>> Begin Raw data

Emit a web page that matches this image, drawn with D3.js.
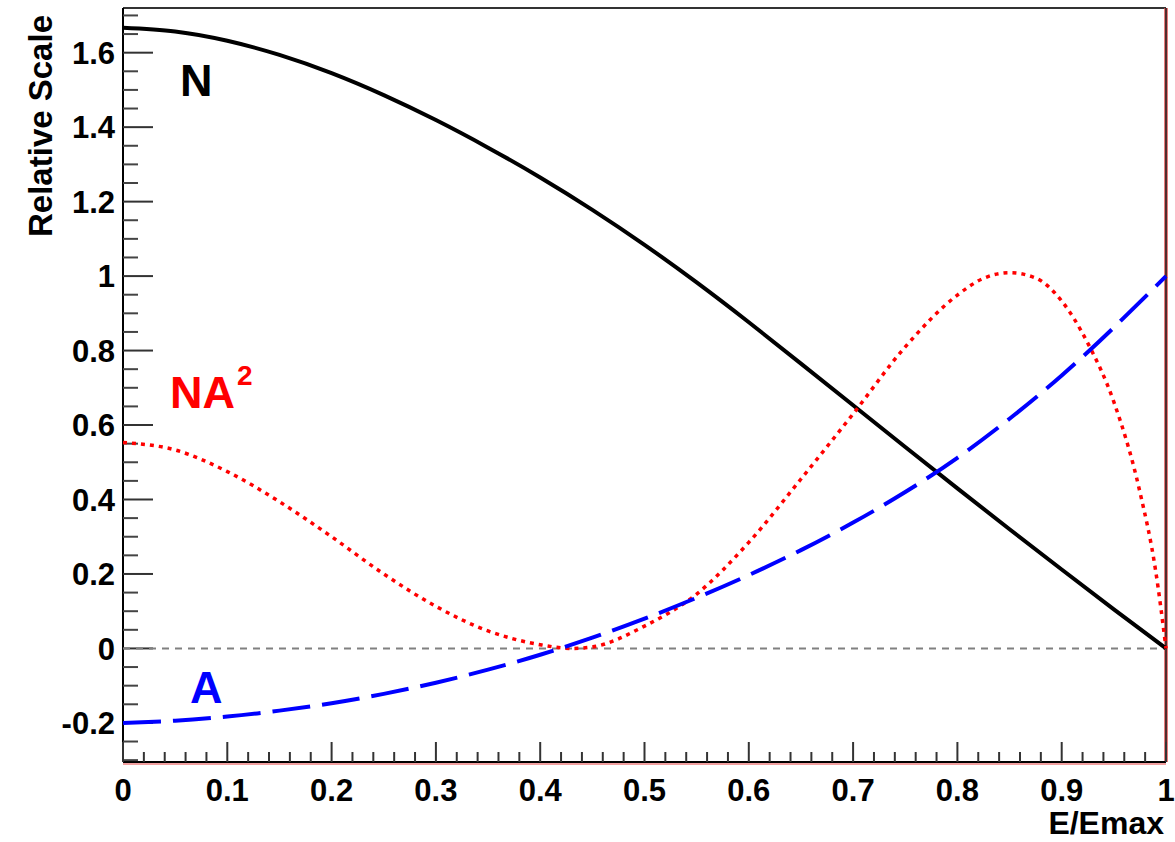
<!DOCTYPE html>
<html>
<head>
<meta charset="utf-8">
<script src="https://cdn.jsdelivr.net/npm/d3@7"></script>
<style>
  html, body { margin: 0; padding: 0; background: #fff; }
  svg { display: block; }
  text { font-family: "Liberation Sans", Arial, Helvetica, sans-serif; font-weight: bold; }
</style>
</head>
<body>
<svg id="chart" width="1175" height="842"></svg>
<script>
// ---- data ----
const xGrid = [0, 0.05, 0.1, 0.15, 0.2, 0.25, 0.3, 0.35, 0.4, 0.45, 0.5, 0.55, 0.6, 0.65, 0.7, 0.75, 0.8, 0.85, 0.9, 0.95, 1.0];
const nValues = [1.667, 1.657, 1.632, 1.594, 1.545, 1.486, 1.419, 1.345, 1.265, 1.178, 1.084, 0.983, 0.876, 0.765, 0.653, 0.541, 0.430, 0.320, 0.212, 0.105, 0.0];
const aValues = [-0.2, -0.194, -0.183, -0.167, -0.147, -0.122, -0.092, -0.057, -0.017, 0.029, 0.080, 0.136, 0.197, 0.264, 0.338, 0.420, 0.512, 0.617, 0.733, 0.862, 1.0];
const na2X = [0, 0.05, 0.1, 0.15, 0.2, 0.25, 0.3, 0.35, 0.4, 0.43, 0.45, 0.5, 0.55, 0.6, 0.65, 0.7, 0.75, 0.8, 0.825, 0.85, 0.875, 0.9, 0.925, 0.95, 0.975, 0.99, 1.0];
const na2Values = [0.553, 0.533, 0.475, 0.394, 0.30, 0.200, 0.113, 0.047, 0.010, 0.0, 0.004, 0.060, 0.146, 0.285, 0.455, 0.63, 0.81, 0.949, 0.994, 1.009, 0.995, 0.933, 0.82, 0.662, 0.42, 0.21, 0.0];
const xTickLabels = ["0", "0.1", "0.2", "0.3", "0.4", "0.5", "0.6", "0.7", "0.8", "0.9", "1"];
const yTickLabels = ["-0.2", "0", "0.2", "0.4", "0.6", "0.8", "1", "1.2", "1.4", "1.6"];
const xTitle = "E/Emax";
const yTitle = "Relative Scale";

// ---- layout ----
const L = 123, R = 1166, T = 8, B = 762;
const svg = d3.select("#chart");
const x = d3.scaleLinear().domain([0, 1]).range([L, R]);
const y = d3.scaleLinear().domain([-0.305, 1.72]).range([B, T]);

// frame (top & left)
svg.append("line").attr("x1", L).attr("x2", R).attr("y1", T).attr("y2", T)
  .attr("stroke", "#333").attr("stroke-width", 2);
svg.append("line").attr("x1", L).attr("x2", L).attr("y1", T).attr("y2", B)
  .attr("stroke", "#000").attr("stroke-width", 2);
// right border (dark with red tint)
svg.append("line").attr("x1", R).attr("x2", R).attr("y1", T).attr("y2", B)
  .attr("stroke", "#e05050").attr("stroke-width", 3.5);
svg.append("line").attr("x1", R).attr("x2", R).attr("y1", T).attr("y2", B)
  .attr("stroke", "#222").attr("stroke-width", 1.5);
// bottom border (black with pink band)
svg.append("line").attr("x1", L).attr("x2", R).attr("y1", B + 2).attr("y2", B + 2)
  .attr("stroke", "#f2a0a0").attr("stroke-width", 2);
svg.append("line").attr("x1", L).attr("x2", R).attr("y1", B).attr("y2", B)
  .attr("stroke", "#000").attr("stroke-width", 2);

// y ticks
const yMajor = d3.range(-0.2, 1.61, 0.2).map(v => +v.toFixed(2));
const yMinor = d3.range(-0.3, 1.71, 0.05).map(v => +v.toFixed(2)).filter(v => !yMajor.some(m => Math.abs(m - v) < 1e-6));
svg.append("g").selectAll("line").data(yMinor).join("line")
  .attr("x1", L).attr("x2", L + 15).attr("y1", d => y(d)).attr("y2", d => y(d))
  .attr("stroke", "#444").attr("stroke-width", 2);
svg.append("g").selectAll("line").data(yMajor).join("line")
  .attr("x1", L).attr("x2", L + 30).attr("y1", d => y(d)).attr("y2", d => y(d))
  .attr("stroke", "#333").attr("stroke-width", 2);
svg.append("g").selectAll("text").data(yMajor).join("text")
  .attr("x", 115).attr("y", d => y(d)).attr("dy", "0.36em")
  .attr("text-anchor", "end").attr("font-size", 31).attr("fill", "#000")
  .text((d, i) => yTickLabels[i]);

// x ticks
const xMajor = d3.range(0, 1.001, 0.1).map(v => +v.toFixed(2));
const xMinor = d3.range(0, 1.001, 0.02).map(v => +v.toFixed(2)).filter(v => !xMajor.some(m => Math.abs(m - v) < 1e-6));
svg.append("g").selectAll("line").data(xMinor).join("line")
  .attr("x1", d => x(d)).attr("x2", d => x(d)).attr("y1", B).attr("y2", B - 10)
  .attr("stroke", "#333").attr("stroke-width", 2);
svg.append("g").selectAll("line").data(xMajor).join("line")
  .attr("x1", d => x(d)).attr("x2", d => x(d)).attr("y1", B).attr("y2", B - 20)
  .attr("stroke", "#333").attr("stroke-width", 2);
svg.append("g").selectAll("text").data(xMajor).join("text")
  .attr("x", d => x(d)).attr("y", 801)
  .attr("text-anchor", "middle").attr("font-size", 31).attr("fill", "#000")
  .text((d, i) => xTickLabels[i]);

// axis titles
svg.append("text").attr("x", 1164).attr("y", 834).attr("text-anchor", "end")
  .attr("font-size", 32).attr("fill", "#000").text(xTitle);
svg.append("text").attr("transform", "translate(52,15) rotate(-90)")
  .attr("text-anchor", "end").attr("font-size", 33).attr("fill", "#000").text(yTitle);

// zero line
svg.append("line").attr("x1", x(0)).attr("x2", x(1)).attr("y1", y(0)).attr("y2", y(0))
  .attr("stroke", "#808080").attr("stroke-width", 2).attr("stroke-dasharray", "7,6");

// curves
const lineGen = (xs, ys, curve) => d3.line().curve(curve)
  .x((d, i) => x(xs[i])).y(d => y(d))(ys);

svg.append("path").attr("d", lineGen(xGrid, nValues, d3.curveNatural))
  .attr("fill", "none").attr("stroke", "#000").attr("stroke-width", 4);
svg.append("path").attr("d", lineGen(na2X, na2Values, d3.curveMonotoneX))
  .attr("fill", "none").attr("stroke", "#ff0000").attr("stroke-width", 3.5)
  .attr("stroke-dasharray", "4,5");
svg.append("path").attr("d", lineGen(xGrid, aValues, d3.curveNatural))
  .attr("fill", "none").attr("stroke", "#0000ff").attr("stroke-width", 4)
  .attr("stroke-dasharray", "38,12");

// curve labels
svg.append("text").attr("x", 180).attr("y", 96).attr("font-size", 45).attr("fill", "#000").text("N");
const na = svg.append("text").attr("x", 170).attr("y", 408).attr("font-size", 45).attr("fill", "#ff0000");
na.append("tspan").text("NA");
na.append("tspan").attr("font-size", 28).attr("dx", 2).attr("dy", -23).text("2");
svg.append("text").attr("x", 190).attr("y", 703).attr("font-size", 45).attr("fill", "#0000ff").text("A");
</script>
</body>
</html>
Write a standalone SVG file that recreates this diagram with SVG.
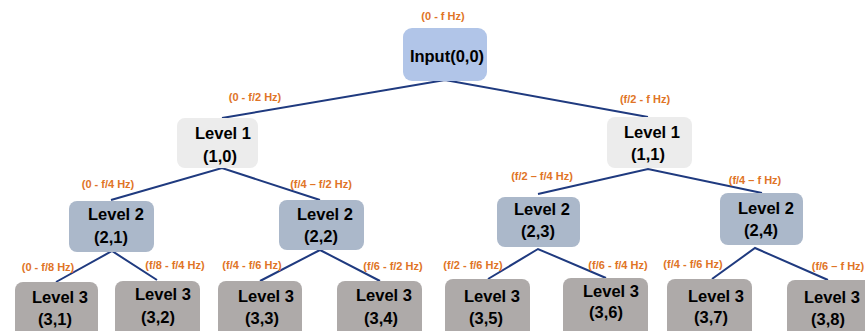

>> End Raw data

(Required task): In the listing, find every line containing the word "that" and list it.

(Reply):
Emit a web page that matches this image, drawn with D3.js.
Write a standalone SVG file that recreates this diagram with SVG.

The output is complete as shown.